A Bihar-born global health expert has been appointed by US President Joe Biden to the White House position of overseeing the nation’s response to the Covid-19 pandemic.
“I am excited to name Dr Ashish Jha as the new White House Covid-19 Response Coordinator”, Biden said on Thursday announcing the appointment.
“Dr Jha is one of the leading public health experts in America, and a well-known figure to many Americans from his wise and calming public presence.”
Jha, who is the dean of the Brown University School of Public Health, is one of the most popular experts that the media reaches out to for explaining the Covid pandemic and the efforts to control it.
“For all the progress we’ve made in this pandemic (and there is a lot). We still have important work to do to protect Americans’ lives and well being. So when @POTUS asked me to serve, I was honoured to have the opportunity,” Jha said in a tweet.
He will be joining Surgeon General Vivek Murthy, National Drug Control Policy Director Rahul Gupta, and Center for Medicare Director Meena Seshamani at the higher echelons of US health care system.
Jha succeeds Jeff Zients, who is leaving the White House after 14 months during which two variants, Delta and Omicron, fuelled a surge in Covid cases that the US struggled to contain.
Zients leaves office with 65 per cent of Americans having received at least one dose of a Covid vaccine and nearly 77 per cent have been fully vaccinated with the seven-day average of infections plummeting from 806,851 in mid-January to 30,570 in mid-March.
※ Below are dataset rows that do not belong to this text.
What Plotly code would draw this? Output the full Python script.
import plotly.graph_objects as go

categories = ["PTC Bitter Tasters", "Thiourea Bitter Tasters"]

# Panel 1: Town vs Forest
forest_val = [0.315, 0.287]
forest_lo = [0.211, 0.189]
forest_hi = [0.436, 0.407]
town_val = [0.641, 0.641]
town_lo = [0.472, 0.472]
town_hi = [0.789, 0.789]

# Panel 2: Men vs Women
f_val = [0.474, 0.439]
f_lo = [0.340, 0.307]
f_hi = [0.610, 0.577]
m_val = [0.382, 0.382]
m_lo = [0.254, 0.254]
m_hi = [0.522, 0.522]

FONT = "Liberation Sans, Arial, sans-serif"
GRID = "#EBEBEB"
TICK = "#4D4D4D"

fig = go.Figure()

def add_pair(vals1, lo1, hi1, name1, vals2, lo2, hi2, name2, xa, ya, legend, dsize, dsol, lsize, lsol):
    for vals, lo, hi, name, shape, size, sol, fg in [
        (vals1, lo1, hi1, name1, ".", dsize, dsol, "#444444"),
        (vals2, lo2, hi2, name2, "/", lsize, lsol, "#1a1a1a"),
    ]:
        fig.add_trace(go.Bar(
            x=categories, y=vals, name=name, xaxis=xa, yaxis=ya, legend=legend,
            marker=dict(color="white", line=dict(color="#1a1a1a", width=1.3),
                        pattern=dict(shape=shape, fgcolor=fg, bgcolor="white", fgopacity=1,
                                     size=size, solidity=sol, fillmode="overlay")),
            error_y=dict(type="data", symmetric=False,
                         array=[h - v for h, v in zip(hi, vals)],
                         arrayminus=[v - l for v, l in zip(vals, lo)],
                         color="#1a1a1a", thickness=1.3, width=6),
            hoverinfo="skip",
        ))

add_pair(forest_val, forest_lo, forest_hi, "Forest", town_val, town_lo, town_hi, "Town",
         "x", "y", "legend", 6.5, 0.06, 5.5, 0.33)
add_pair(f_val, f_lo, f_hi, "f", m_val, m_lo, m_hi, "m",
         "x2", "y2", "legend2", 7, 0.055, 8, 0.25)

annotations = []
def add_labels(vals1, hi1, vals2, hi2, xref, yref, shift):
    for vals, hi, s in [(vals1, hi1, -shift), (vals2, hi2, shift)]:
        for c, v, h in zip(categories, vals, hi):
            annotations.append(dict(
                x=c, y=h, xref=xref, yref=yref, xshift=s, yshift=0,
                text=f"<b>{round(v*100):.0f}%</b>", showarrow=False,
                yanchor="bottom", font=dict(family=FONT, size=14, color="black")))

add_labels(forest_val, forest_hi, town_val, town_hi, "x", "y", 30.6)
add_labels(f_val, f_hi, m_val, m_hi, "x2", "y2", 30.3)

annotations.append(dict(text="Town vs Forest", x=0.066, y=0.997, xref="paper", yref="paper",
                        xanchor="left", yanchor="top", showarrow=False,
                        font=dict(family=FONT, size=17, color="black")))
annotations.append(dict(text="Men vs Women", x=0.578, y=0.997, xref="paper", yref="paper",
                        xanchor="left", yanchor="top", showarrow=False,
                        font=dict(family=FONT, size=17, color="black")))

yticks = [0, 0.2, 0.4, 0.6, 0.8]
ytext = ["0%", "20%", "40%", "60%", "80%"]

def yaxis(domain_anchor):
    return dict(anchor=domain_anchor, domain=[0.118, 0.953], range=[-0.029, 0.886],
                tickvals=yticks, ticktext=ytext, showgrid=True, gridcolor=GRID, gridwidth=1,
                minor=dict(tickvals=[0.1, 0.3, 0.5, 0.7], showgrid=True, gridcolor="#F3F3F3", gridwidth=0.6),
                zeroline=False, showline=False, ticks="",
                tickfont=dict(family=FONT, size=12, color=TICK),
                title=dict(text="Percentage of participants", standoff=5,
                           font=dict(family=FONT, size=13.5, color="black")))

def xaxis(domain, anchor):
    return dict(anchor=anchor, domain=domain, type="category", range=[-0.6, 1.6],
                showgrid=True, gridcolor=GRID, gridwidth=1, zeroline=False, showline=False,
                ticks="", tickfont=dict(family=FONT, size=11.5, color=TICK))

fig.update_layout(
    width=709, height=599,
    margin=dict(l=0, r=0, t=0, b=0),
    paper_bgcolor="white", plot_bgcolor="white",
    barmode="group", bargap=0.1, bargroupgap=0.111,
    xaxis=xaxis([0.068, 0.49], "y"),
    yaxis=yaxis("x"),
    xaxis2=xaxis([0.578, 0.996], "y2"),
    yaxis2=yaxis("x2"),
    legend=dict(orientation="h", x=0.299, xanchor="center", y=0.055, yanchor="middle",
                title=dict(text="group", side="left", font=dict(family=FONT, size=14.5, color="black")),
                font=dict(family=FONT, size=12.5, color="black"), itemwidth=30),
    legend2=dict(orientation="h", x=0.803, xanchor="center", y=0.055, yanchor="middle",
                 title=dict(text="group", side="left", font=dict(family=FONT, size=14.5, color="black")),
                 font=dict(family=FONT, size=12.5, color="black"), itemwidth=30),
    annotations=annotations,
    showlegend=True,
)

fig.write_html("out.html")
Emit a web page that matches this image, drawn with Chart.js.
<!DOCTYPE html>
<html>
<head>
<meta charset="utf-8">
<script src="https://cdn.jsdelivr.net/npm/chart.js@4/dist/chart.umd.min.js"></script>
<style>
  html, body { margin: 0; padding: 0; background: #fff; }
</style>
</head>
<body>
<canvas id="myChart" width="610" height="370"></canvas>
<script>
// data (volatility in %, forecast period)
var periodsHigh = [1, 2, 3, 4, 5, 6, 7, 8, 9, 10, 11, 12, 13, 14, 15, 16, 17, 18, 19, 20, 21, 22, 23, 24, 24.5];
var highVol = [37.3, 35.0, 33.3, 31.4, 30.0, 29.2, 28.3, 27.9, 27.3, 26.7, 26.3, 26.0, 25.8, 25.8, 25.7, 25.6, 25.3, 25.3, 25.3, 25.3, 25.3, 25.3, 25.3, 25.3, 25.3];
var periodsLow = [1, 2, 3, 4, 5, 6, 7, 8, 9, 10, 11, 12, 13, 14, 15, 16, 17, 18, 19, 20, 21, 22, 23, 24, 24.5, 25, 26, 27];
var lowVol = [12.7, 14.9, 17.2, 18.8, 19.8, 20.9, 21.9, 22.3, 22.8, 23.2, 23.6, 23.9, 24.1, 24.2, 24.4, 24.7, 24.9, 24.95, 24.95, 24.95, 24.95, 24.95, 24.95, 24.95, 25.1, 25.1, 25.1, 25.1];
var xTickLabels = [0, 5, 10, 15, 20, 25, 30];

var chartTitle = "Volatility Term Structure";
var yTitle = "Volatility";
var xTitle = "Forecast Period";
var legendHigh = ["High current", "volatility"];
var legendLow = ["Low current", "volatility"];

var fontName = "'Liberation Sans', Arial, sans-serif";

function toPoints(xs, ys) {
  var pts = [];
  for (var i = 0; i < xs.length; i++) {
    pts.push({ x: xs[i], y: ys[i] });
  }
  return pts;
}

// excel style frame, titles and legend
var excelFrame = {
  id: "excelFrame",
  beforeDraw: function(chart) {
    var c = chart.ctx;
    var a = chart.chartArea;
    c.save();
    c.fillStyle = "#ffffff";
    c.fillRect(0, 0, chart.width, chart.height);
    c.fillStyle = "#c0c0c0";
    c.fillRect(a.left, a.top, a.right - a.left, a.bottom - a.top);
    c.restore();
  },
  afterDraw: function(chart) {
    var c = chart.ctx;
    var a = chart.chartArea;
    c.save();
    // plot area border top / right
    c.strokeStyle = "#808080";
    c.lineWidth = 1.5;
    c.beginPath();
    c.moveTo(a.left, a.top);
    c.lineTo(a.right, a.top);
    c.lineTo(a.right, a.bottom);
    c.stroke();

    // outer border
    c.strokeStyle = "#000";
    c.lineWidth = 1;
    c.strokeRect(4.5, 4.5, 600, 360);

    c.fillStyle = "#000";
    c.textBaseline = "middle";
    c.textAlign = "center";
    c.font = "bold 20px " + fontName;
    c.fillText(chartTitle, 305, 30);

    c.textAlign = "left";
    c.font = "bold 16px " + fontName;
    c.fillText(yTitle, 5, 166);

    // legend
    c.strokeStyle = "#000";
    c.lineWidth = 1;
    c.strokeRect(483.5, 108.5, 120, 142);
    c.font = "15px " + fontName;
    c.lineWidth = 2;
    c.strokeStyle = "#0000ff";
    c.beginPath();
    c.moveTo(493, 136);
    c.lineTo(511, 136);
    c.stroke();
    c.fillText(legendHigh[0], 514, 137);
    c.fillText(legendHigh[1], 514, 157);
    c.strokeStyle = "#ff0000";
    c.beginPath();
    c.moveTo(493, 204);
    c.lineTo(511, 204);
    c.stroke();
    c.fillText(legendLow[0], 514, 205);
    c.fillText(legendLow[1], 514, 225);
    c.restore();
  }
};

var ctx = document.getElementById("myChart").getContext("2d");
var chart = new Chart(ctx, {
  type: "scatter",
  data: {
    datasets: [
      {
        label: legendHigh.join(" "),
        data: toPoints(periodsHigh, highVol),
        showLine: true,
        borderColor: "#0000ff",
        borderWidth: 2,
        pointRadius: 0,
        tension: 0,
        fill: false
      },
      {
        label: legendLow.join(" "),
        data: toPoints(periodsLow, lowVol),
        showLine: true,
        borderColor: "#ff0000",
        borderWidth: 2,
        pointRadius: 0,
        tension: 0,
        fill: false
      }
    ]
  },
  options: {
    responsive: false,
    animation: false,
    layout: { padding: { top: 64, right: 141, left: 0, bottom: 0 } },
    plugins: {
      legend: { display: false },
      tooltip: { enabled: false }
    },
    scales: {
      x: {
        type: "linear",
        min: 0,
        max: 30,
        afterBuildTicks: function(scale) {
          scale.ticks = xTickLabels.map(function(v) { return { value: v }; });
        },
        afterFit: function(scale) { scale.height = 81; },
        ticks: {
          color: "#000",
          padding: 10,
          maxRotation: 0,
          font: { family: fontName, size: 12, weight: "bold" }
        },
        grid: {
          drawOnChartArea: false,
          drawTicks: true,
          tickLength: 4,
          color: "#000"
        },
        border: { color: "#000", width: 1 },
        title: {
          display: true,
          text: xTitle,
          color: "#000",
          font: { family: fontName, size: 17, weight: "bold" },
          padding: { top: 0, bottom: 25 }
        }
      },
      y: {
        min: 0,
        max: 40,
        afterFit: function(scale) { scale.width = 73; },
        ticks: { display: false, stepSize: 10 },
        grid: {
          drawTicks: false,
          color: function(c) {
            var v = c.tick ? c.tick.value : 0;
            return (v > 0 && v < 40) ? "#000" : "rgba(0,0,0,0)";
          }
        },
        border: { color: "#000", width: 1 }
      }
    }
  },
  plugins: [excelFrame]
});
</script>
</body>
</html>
Jha was born in Pursaulia in Bihar in 1970 to parents who were educators.
The family moved to Canada in 1979 and to the US in 1983.
He did his BA in economics at Columbia University and switching to medicine, he got his MD and master’s in public health from Harvard University.
He came to Brown from Harvard, where he was the director of the Harvard Global Health Institute and the dean for Global Strategy at the Harvard T.H. Chan School of Public Health.
He had also served as the co-chair of the Independent Panel on the Global Response to Ebola, which examined the failure of the international community’s response to the disease.
Even while he was heading the Brown University’s School of Public Health, he continued to practice medicine at a hospital for ex-military members.
During the Covid pandemic, he made frequent appearances on TV, wrote op-eds for leading newspapers and was often quoted by reporters.
The medical news website, STAT, called him “network TV’s everyman expert on Covid” with the qualities of a “telegenic phenom” and a “great communicator”.
Zients was a businessman and a bureaucrat, unlike Jha who is a doctor.
He is a former CEO of an investment company and a member of Facebook’s board of directors.
Before that, he had served as a special assistant to former President Barack Obama and as the director of the National Economic Council.
The changeover to a doctor marks an inflexion point in the pandemic where the logistics of mass vaccination and testing are in place and the future task is to monitor and prepare for new variations or other developments.